First and foremost, before taking on this Jeju travel itinerary, do not underestimate the size of the island. Whilst it looks small on a map, the drive time from the north to the south can take at least an hour in a car, or two hours on a scooter. You have 4 options:

1. Rent a car – $50-70 per day

2. Rent a scooter – 25,000 – 30,000 Won ($21.50 – $26) per day

3. Bus – A single fare starts at 1,300 Won ($1.10), and increases based on the distance

4. Hitchhike – Free

Hiring a scooter on Koh Phangan, Thailand
A bike we originally wish we could’ve hired on Jeju

Scooter rental in Jeju

At first, we wanted to rent a scooter, but being the “last-minute travellers” we are, we forgot to change our driving licenses into international licenses. Consequently, we were unable to rent a scooter. Unlike countries in Southeast Asia, such as Thailand, South Korea is very strict when it comes to renting out motorbikes. NO LICENSE = NO BIKE.

Instead, we begrudgingly headed for the bus terminal.

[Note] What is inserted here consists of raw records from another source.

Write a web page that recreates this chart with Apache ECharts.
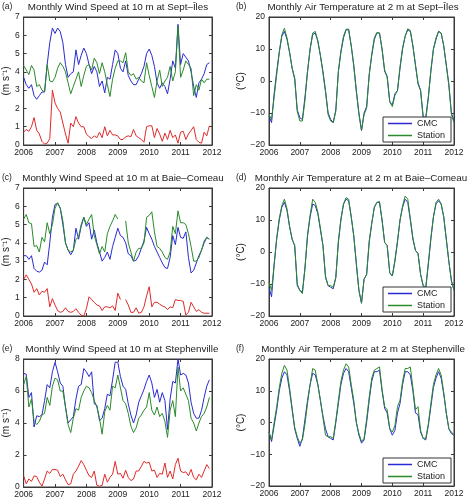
<!DOCTYPE html>
<html><head><meta charset="utf-8">
<script src="https://cdn.jsdelivr.net/npm/echarts@6/dist/echarts.min.js"></script>
<style>html,body{margin:0;padding:0;background:#fff}#c{width:472px;height:500px}</style>
</head><body><div id="c"></div>
<script>
// ---- tick labels ----
const yearTicks = [2006, 2007, 2008, 2009, 2010, 2011, 2012];
const startYear = 2006;

// ---- (a) Sept-Îles wind speed (m s-1), monthly Jan 2006 - Dec 2011 ----
const windA_cmc = [3.7,3.3,3.1,3.3,2.7,2.5,2.7,2.9,2.9,4.4,5.6,6.4,
  6.1,6.4,6.2,5.6,4.4,3.7,3.9,4.0,5.2,4.4,4.9,5.3,
  5.0,4.4,3.9,4.3,4.0,3.2,3.5,2.85,3.7,3.6,4.4,5.2,
  5.0,4.2,4.0,4.6,3.8,3.5,3.3,3.3,3.6,3.9,4.3,5.0,
  5.25,4.9,4.3,3.4,3.1,3.4,3.2,2.8,3.6,4.6,4.2,6.6,
  4.4,5.0,4.8,4.6,4.0,3.2,2.6,3.4,3.6,3.9,4.4,4.5];
const windA_stn = [4.35,4.1,3.85,4.35,4.1,3.2,3.3,3.0,2.9,4.4,3.5,3.45,
  3.7,4.2,4.5,4.3,4.0,3.4,2.8,3.2,3.6,4.0,3.2,3.8,
  4.3,4.4,4.1,4.75,4.5,3.9,4.5,4.0,3.3,2.65,3.6,4.2,
  4.6,4.6,4.5,5.05,4.0,3.8,3.9,3.6,3.7,3.5,3.4,4.5,
  3.8,3.2,2.6,3.5,4.1,3.2,3.5,3.7,4.3,3.5,4.0,6.5,
  3.7,4.1,4.6,4.4,4.2,2.7,3.3,3.0,3.6,3.4,3.6,3.6];
const windA_diff = [0.7,0.85,0.75,1.0,1.5,0.8,0.6,0.2,0.05,0.1,0.35,3.0,
  2.3,2.0,1.8,1.2,0.6,0.1,1.2,1.0,1.55,1.2,1.0,1.0,
  0.6,0.45,0.35,0.5,0.4,0.7,0.4,1.0,0.5,0.8,0.55,0.55,
  0.5,0.3,0.3,0.45,0.5,0.45,0.85,0.5,0.4,0.3,0.15,1.0,
  1.05,1.05,0.4,0.9,0.6,0.2,0.65,0.3,0.8,0.4,0.55,0.1,
  0.7,0.75,0.3,0.6,0.8,1.0,0.3,0.15,0.1,0.7,0.5,1.05];

// ---- (b) Sept-Îles air temperature (°C), Jan 2006 - Jan 2012 ----
const tempB_cmc = [-11,-13,-4,3,9,14,15.5,13,9,4,1,-9,
  -11.5,-12,-5,3,10,14.5,15,12.5,8,3,-3,-10,
  -12,-13,-9,3,9,13.5,16,16,11,5,-3,-10,
  -15.5,-10,-8,2,8,13,15,15,10,3,1.5,-6.5,
  -7.5,-4,-3,4,10,14,16,15.5,11,5,-0.5,-3,
  -11,-11.5,-5,3,10,13,15.5,15,11,5,-1,-10,
  -12.5];
const tempB_stn = [-10.5,-12,-5,2,9,14.5,16.5,13.5,9,4,0.5,-9.5,
  -12.5,-12.5,-6,3,10,15,15.5,12.5,8,2.5,-3.5,-10.5,
  -12.5,-13,-9.5,3,9.5,14,16.2,16.2,11,4.5,-3.5,-10.5,
  -15.5,-10.5,-8.5,2,8.5,13.5,15.2,15,10,3.5,1,-6.5,
  -8,-4.5,-3,4.5,10.5,14,16.3,15.8,11,5,-1,-3,
  -11.5,-12,-5.5,3.5,10,13.5,15.5,15,11,5,-1.5,-10.5,
  -13];

// ---- (c) Baie-Comeau wind speed ----
const windC_cmc = [3.3,3.3,3.1,3.3,2.6,2.45,2.4,2.5,2.95,2.8,4.0,5.4,
  6.1,6.15,5.9,5.0,4.0,3.6,3.35,3.6,4.8,4.2,4.9,5.4,
  4.9,5.1,4.2,4.7,4.0,3.5,3.0,3.2,3.5,3.1,3.8,4.3,
  4.8,4.4,4.3,4.0,3.4,3.3,3.0,3.05,3.3,3.7,4.1,4.85,
  4.5,4.2,3.8,3.5,3.2,2.9,2.65,2.6,3.2,4.4,3.9,4.85,
  4.3,4.25,4.6,3.2,2.35,2.5,2.9,3.3,3.6,4.0,4.3,4.2];
const windC_stn = [5.3,5.55,5.1,5.05,3.8,3.85,3.5,4.3,4.05,5.1,4.5,5.0,
  5.9,6.2,5.9,5.2,4.0,3.6,3.5,3.6,4.2,4.3,5.0,5.4,
  5.0,5.3,5.55,4.4,3.9,3.4,3.8,3.5,4.5,4.9,5.2,5.55,
  5.3,null,null,5.2,4.0,3.5,3.0,3.5,3.7,3.7,4.0,5.4,
  5.5,5.7,4.6,3.8,3.7,3.5,3.2,3.1,3.5,4.9,4.5,5.75,
  5.1,5.1,5.0,4.5,3.8,3.0,3.0,3.2,3.6,4.1,4.3,4.2];
const windC_diff = [2.0,2.25,2.0,1.75,1.3,1.5,1.15,1.35,1.3,1.5,0.5,0.95,
  0.6,0.3,0.2,0.25,0.45,0.25,0.2,0.25,0.4,0.2,0.05,0.0,
  0.4,1.05,0.9,0.75,0.6,0.55,0.3,0.5,0.5,0.45,0.55,0.3,
  1.25,0.9,null,0.9,0.6,0.2,0.2,0.45,0.15,0.2,0.5,1.1,
  1.6,0.5,0.75,0.75,0.65,0.55,0.5,0.35,0.5,0.45,0.9,0.85,
  0.85,0.8,0.05,0.2,0.75,0.5,0.25,0.35,0.2,0.15,0.15,0.15];

// ---- (d) Baie-Comeau air temperature ----
const tempD_cmc = [-11,-14,-4,4,10,14,15.5,13,8,4,2,-10.5,
  -12,-12.5,-5,5,11,15,14.5,12,7,2,-8,-10.5,
  -11,-11.5,-8,3,10,15,16.5,16,11,5,-4,-12,
  -16,-8.5,-7,3,9,14,15.5,15.5,10,3,2,-6.5,
  -7.5,-3,3,10,14,16.5,15.5,10,4,0.5,-0.5,-7,
  -10.5,-11.5,-4,4,11,15,16,15,11,4,-3,-9,
  -12];
const tempD_stn = [-9.5,-12,-4,4.5,10.5,14.5,16.5,13.5,8,4,2,-10,
  -12,-13,-5,5.5,11.5,16.5,15.5,12.5,7.5,2,-7.5,-10.5,
  -10.5,-11,-8,3.5,10.5,15,17,16.5,11,5,-3.5,-12,
  -16,-8.5,-7,3.5,9,14,15.5,15.8,10,3,2,-6.5,
  -7.5,-2.5,3.5,10,14.5,17.5,16.5,10.5,4.5,0.5,-0.5,-7,
  -10.5,-11,-3.5,4.5,11,15.5,16.5,15,11,4,-3,-9,
  -12];

// ---- (e) Stephenville wind speed ----
const windE_cmc = [7.1,7.05,5.6,5.9,3.75,4.45,4.4,4.5,5.4,6.4,6.2,7.2,
  7.8,7.2,6.5,6.3,5.0,4.0,4.2,4.4,5.5,6.3,6.4,7.4,
  7.2,6.9,7.2,5.2,5.1,4.15,4.3,4.9,5.8,5.7,6.7,7.8,
  7.8,6.9,6.3,6.1,5.2,4.5,4.0,4.5,5.3,5.7,6.1,6.6,
  7.0,6.5,5.6,6.1,5.3,5.9,5.4,3.6,5.5,6.6,6.5,8.0,
  7.0,7.1,7.0,6.5,5.3,4.6,4.3,4.3,4.8,5.6,6.3,6.7];
const windE_stn = [6.4,6.9,5.0,5.5,4.1,3.9,4.1,4.5,4.6,5.6,5.1,6.3,
  6.8,6.7,6.0,6.0,5.0,3.9,3.4,4.3,4.9,4.8,5.6,6.0,
  6.3,6.2,5.9,5.4,5.0,4.3,3.3,4.7,5.1,4.8,6.3,6.2,
  7.0,6.2,5.4,5.2,4.6,3.8,3.4,3.7,4.3,4.5,4.8,5.0,
  5.9,4.8,4.5,5.0,4.4,4.6,4.1,3.1,4.8,5.4,4.4,7.5,
  6.0,6.2,5.8,5.4,4.3,4.0,3.5,4.0,4.4,4.6,5.0,5.6];
const windE_diff = [0.7,0.2,0.5,0.35,0.7,0.65,0.3,0.05,0.5,1.0,0.85,1.1,
  1.1,1.05,0.65,0.8,0.45,0.15,0.2,0.8,1.0,1.3,1.65,1.4,
  1.05,0.7,0.6,1.0,0.1,0.05,0.1,0.8,0.3,0.6,0.8,1.6,
  0.8,0.85,0.55,1.05,0.6,0.4,0.5,1.0,1.0,1.3,1.6,1.5,
  1.55,1.0,1.05,0.6,0.85,0.8,1.5,0.6,1.0,0.5,1.4,1.8,
  1.0,0.9,0.95,0.7,1.1,0.6,0.45,0.8,0.6,1.0,1.4,1.15];

// ---- (f) Stephenville air temperature ----
const tempF_cmc = [-3,-6,-1,4,10,14,16,15,10,4,-2,-5,
  -7.5,-5,1,7,12,15.5,15,12,7,2,-2,-4.5,
  -5,-5.5,0,6,12,15.5,17,16,11,6,0,-4,
  -6.5,-5.5,0,7,13,16,16,16.5,10,4.5,3,-2,
  -4,-2.5,3,6,12,16,16,15,10,3,2.5,-3,
  -5,-5.5,-1,5,11,14,16,14,9,3,-2,-3.5,
  -4];
const tempF_stn = [-3,-5.5,0,5,11,15.5,18,16.5,11,4.5,-1.5,-4.5,
  -6.5,-5.5,-0.5,6,12,17,16.5,12,7,1.5,-4,-4.5,
  -4.5,-5,0.5,7,13,16.5,18.5,17.5,12,7,0,-3.5,
  -6,-5,1,8,14,16.5,17,17.5,10.5,5,4,-2,
  -3,-1,5,7,13,17,17,17.5,11,4,5,-2.5,
  -5,-5,-0.5,6,12,15,17,15,9.5,3,-2,-3,
  -4];

const C_BLUE = '#2a2ad2', C_GREEN = '#2a8a2a', C_RED = '#e02a2a';
const FONT = 'Liberation Sans';

const panels = [
  {tag:'(a)', title:'Monthly Wind Speed at 10 m at Sept\u2013\u00CEles', left:23, top:17, w:189, h:128, tcx:118,
   ymin:0, ymax:7, yint:1, yname:'(m s\u207B\u00B9)', nameGap:10,
   lines:[['CMC',windA_cmc,C_BLUE],['Station',windA_stn,C_GREEN],['Difference',windA_diff,C_RED]]},
  {tag:'(b)', title:'Monthly Air Temperature at 2 m at Sept\u2013\u00CEles', left:269, top:17, w:185, h:128, tcx:363,
   ymin:-20, ymax:20, yint:10, yname:'(\u00B0C)', nameGap:20, legendTop:117,
   lines:[['CMC',tempB_cmc,C_BLUE],['Station',tempB_stn,C_GREEN]]},
  {tag:'(c)', title:'Monthly Wind Speed at 10 m at Baie\u2013Comeau', left:23, top:188, w:189, h:128, tcx:123,
   ymin:0, ymax:7, yint:1, yname:'(m s\u207B\u00B9)', nameGap:10,
   lines:[['CMC',windC_cmc,C_BLUE],['Station',windC_stn,C_GREEN],['Difference',windC_diff,C_RED]]},
  {tag:'(d)', title:'Monthly Air Temperature at 2 m at Baie\u2013Comeau', left:269, top:188, w:185, h:128, tcx:361,
   ymin:-20, ymax:20, yint:10, yname:'(\u00B0C)', nameGap:20, legendTop:287,
   lines:[['CMC',tempD_cmc,C_BLUE],['Station',tempD_stn,C_GREEN]]},
  {tag:'(e)', title:'Monthly Wind Speed at 10 m at Stephenville', left:23, top:359, w:189, h:128, tcx:122,
   ymin:0, ymax:8, yint:2, yname:'(m s\u207B\u00B9)', nameGap:10,
   lines:[['CMC',windE_cmc,C_BLUE],['Station',windE_stn,C_GREEN],['Difference',windE_diff,C_RED]]},
  {tag:'(f)', title:'Monthly Air Temperature at 2 m at Stephenville', left:269, top:359, w:185, h:127, tcx:363,
   ymin:-20, ymax:20, yint:10, yname:'(\u00B0C)', nameGap:20, legendTop:458,
   lines:[['CMC',tempF_cmc,C_BLUE],['Station',tempF_stn,C_GREEN]]}
];

const grids = [], xAxes = [], yAxes = [], series = [], titles = [], legends = [];
const lineCol = '#3a3a3a';
const minus = v => String(v).replace('-', '\u2212');

panels.forEach((p, k) => {
  grids.push({left:p.left, top:p.top, width:p.w, height:p.h, show:true, borderColor:lineCol, borderWidth:1, backgroundColor:'#fff'});
  const xa = {type:'value', gridIndex:k, min:yearTicks[0], max:yearTicks[yearTicks.length-1], interval:1,
    axisLine:{show:true, onZero:false, lineStyle:{color:lineCol, width:1}},
    axisTick:{show:true, inside:true, length:3, lineStyle:{color:lineCol}},
    axisLabel:{show:true, fontSize:8.5, color:'#222', fontFamily:FONT, margin:3, formatter:v=>String(v)},
    splitLine:{show:false}};
  xAxes.push(xa);
  xAxes.push(Object.assign({}, xa, {position:'top', axisLabel:{show:false}}));
  const ya = {type:'value', gridIndex:k, min:p.ymin, max:p.ymax, interval:p.yint,
    name:p.yname, nameLocation:'middle', nameGap:p.nameGap, nameRotate:90,
    nameTextStyle:{fontSize:10, color:'#222', fontFamily:FONT},
    axisLine:{show:true, onZero:false, lineStyle:{color:lineCol, width:1}},
    axisTick:{show:true, inside:true, length:3, lineStyle:{color:lineCol}},
    axisLabel:{show:true, fontSize:8.5, color:'#222', fontFamily:FONT, margin:4, formatter:minus},
    splitLine:{show:false}};
  yAxes.push(ya);
  yAxes.push(Object.assign({}, ya, {position:'right', name:'', axisLabel:{show:false}}));
  titles.push({text:p.title, left:p.tcx, top:p.top - 15, textAlign:'center', padding:0,
    textStyle:{fontSize:9.8, fontWeight:'normal', color:'#222', fontFamily:FONT}});
  titles.push({text:p.tag, left:(p.left < 100 ? 2 : 236), top:p.top - 15, padding:0,
    textStyle:{fontSize:8.5, fontWeight:'normal', color:'#222', fontFamily:FONT}});
  p.lines.forEach(([name, vals, col]) => {
    series.push({type:'line', name:name, xAxisIndex:2*k, yAxisIndex:2*k,
      data: vals.map((v, i) => [startYear + i/12, v]),
      showSymbol:false, symbol:'none', connectNulls:false, animation:false,
      lineStyle:{color:col, width:1}, itemStyle:{color:col}});
  });
  if (p.legendTop !== undefined) {
    legends.push({data:['CMC','Station'], orient:'vertical', left:383, top:p.legendTop,
      backgroundColor:'#fff', borderColor:'#333', borderWidth:1, padding:[1,6,1,5],
      icon:'rect', itemWidth:24, itemHeight:1.5, itemGap:1, selectedMode:false,
      textStyle:{fontSize:9, color:'#222', fontFamily:FONT, lineHeight:11}});
  }
});

const chart = echarts.init(document.getElementById('c'), null, {renderer:'canvas'});
chart.setOption({
  animation:false,
  textStyle:{fontFamily:FONT},
  title:titles, legend:legends, grid:grids, xAxis:xAxes, yAxis:yAxes, series:series
});
</script></body></html>
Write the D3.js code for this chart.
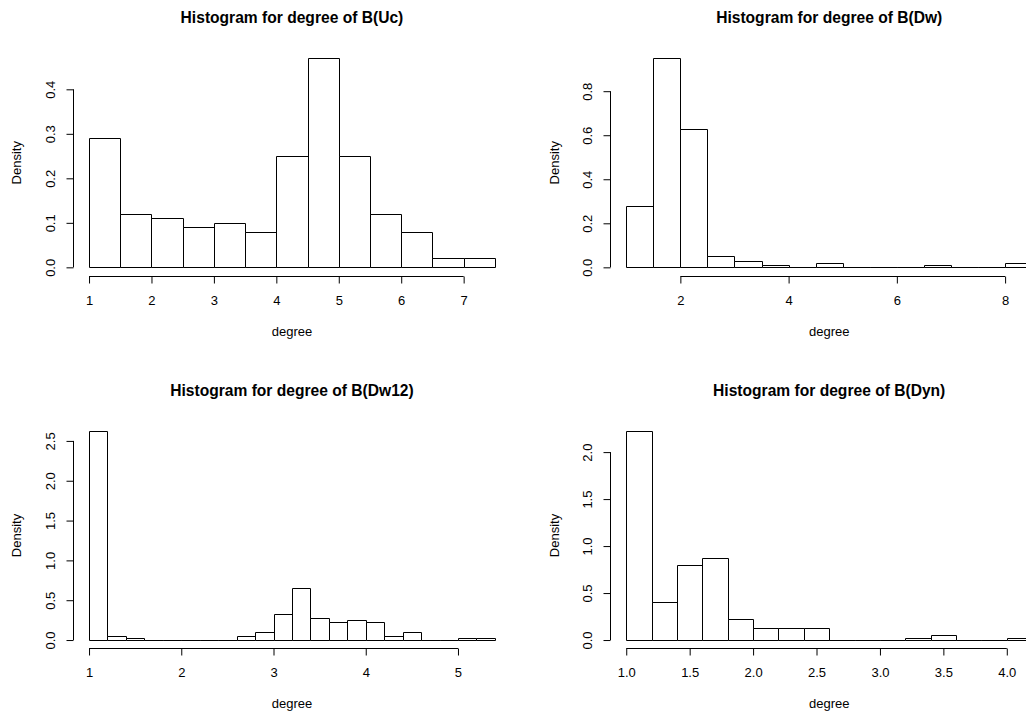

We started the day by taking buses, but because of the infrequency of the buses, we began to hitchhike. Looking back now, not being allowed a scooter was a blessing in disguise because we realized it would have taken too much time to get from place to place. Besides, the cost of a motorbike rental works out more than using buses and hitchhiking.

If hitchhiking isn’t for you, and you would prefer to rent a car, then check out this excellent self-drive guide.

Jeju itinerary day 1- The south-west

O’Sulloc Tea Museum

Entrance costs: FREE

See the lush green tea fields and learn how tea is made. There are many flavours of tea that you can try for free. Should you like any, they’re available to buy in the shop.

Get there: From the Intercity bus terminal (North of the island) take bus 755 and get off at the O’Sulloc tea museum stop. The bus costs 2,800 Won $2.40).

Tea fields at O'Sulloc Tea Museum on Jeju Island, South Korea
Lush tea fields at O’Sulloc Tea Museum

Mount Sanbangsan

Entrance costs: 1,000 Won ($0.87) to hike but the two temples are FREE to enter.

In the mood for a hike? Hike up the mountain for panoramic views of the ocean road.

Get there: Get back on the 755 bus, at the same stop you got off at for the tea museum. Get off at the Saturday market entrance stop. The bus costs 1,300 Won ($1.13).

From the Saturday Market entrance, walk 30 seconds back to the crossroads and turn right. Walk straight until you reach the post office. Across the road from the post office, there is a bus stop from where you can take the 750-1, or 702 bus, bound for Sanbangsan Cliff. This bus also costs 1,300 Won ($1.13).

Entrance to Seongsan Ilchulbong hike
Entrance to Seongsan Ilchulbong hike

Jusangjeolli Cliff

Entrance costs: 2,000 Won ($1.73).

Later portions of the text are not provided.